June 29, 2017
Dear Families,
I had intended to include some of this in my text to you the other day, but it got lost in my haste to get things done. Since I want you all to read it, I’ve taken the liberty of sending you along this second, and expanded, note about Justeen. Maybe it’s because it is summer and no one is here, but I want to write more about her. I hope you’ll forgive my omission and indulgence. It is certainly a letter I wish I didn’t have occasion to write at all.
I first met Justeen about six years ago now. She was an 8th grader and I was trying to figure out which direction I needed to turn to go to the odd numbered classrooms there as the new Interim Principal. As was her habit, Justeen was standing behind some of her friends with a hood atop her head. Some of the other girls introduced themselves to me after I made some bad joke about being lost. Justeen hadn’t spoken, so one of the other girls told me her name. I told her I was sure she could speak for herself and I remembered she smiled, gave the other girls a stern look and then said something like, “Yes, I most certainly can speak for myself”.
When I crossed the bridge to the high school with that class it was my turn to be able to show kids the way around the school. I was returning home to a place I had worked for many years and this class was trying not to get lost. Justeen was someone who I wanted to keep an eye on in this transition. It wasn’t because I didn’t believe her statement about not being able to speak for herself, it was just that she always seemed to hiding underneath that hood.
I know there were many times I annoyed her because I made it a habit of gently pulling off that hood when she wasn’t looking. I promise I was never mean about it and the most common response was for her to just say, “Mr. Chisum you drive me crazy” and laugh. It was always awesome to see Justeen laugh. As she got a little older, sometimes she would even leave the hood down after I had done it.

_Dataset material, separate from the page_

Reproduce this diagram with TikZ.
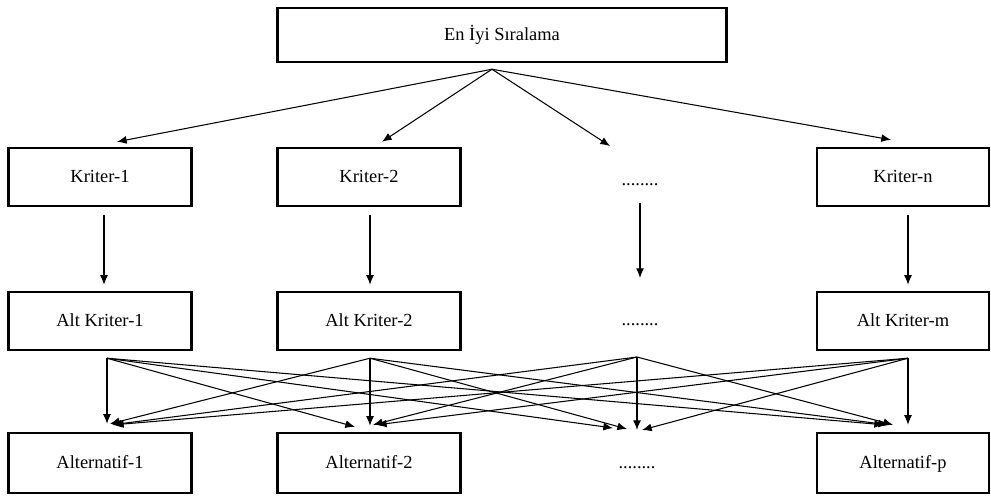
\documentclass[tikz,border=0pt]{standalone}
\usepackage{fontspec}
\setmainfont{Liberation Serif}
\usetikzlibrary{arrows.meta}

\begin{document}
\begin{tikzpicture}[x=0.02cm,y=-0.02cm]
                        \tikzstyle{kutu}=[draw,line width=1.4pt,minimum width=3.66cm,minimum height=1.16cm,text height=1.6ex,text depth=0.3ex,font=\fontsize{10.5}{12}\selectfont]
                        \tikzstyle{nokta}=[font=\fontsize{10.5}{12}\selectfont]
                        \tikzstyle{ok}=[-{Latex[length=5.5pt,width=4.5pt]},line width=0.6pt]
                        \useasboundingbox (0,0) rectangle (991,495);
                        \node[kutu,minimum width=8.98cm,minimum height=1.08cm] (eniyi) at (502,35) {En İyi Sıralama};
                        \node[kutu] (k1) at (100,177) {Kriter-1};
                        \node[kutu] (k2) at (369,177) {Kriter-2};
                        \node[nokta] (kd) at (640,185) {........};
                        \node[kutu,minimum width=3.44cm] (kn) at (903,177) {Kriter-n};
                        \node[kutu] (ak1) at (100,321) {Alt Kriter-1};
                        \node[kutu] (ak2) at (369,321) {Alt Kriter-2};
                        \node[nokta] (akd) at (640,325) {........};
                        \node[kutu,minimum width=3.44cm] (akm) at (903,321) {Alt Kriter-m};
                        \node[kutu,minimum height=1.2cm] (a1) at (100,463) {Alternatif-1};
                        \node[kutu,minimum height=1.2cm] (a2) at (369,463) {Alternatif-2};
                        \node[nokta] (ad) at (637,468) {........};
                        \node[kutu,minimum width=3.44cm,minimum height=1.2cm] (ap) at (903,463) {Alternatif-p};
                        \coordinate (h) at ([shift={(-10,6)}]eniyi.south);
                        \coordinate (k1u) at ([shift={(17,-5)}]k1.north);
                        \coordinate (k2u) at ([shift={(13,-5)}]k2.north);
                        \coordinate (kdu) at ([shift={(-30,-39)}]kd.center);
                        \coordinate (knu) at ([shift={(-12,-7)}]kn.north);
                        \foreach \k in {k1u,k2u,kdu,knu}
                            \draw[ok] (h) -- (\k);
                        \draw[ok] ([shift={(4,8)}]k1.south) -- ([shift={(4,-6)}]ak1.north);
                        \draw[ok] ([shift={(1,8)}]k2.south) -- ([shift={(1,-6)}]ak2.north);
                        \draw[ok] ([shift={(0,18)}]kd.center) -- ([shift={(0,-47)}]akd.center);
                        \draw[ok] ([shift={(5,8)}]kn.south) -- ([shift={(5,-6)}]akm.north);
                        \coordinate (s1) at ([shift={(7,7)}]ak1.south);
                        \coordinate (s2) at ([shift={(1,7)}]ak2.south);
                        \coordinate (s3) at ([shift={(-3,32)}]akd.center);
                        \coordinate (s4) at ([shift={(5,7)}]akm.south);
                        \foreach \s/\x/\y in {s1/7/-8,s2/10/-8,s3/12/-7,s4/14/-7}
                            \draw[ok] (\s) -- ([shift={(\x,\y)}]a1.north);
                        \foreach \s/\x/\y in {s1/-14/-5,s2/1/-6,s3/4/-7,s4/8/-7}
                            \draw[ok] (\s) -- ([shift={(\x,\y)}]a2.north);
                        \foreach \s/\x/\y in {s1/-24/-40,s2/-10/-39,s3/0/-38,s4/5/-38}
                            \draw[ok] (\s) -- ([shift={(\x,\y)}]ad.center);
                        \foreach \s/\x/\y in {s1/-19/-7,s2/-15/-7,s3/-10/-7,s4/5/-7}
                            \draw[ok] (\s) -- ([shift={(\x,\y)}]ap.north);
                    \end{tikzpicture}
\end{document}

One day I remember well, Justeen had her hood down for a meeting with all her teachers to celebrate the progress she had been making recently in school. I was honored she had asked me to come as her then Assistant Principal. Justeen led that meeting herself. She recognized the speakers and she took her own notes. We were all so impressed and when we told her so, we were rewarded with that smile of hers again.
When Justeen was a senior, I don’t remember seeing that hood on her head, except maybe for some cold mornings. She was still Justeen and she had become a young woman of quiet and determined strength. Justeen was confident. I can remember how beautiful she looked at her prom and I know there is a picture out there somewhere of she and I together that I wish now I had a copy of. She absolutely sparkled that night and she sparkled again when she crossed the stage at graduation.
This past year I got to see Justeen only a few times. She came back to see our Pep rally at Thanksgiving and another time she came in to say hi to people and help her brother Nicholas out. She looked and spoke as if she were doing quite well.
The news this past week of her passing has been hard and made harder by the fact that so many of us are scattered to our summer plans. Grief is a little easier when we share it. It is challenging to not see the kids and the staff. It is challenging not to see her friends here. I always hate how quiet and empty schools are in the summer. They were built to have kids and teachers in them. Wellesley High School has been especially quiet and empty for us this week.
Please take the opportunity to talk to your kids about how this news may or may not be affecting them. If there are additional supports we might be able to help with in the fall, please do not hesitate to contact us here through the usual ways.
I wish you all a safe, fun-filled, peaceful summer.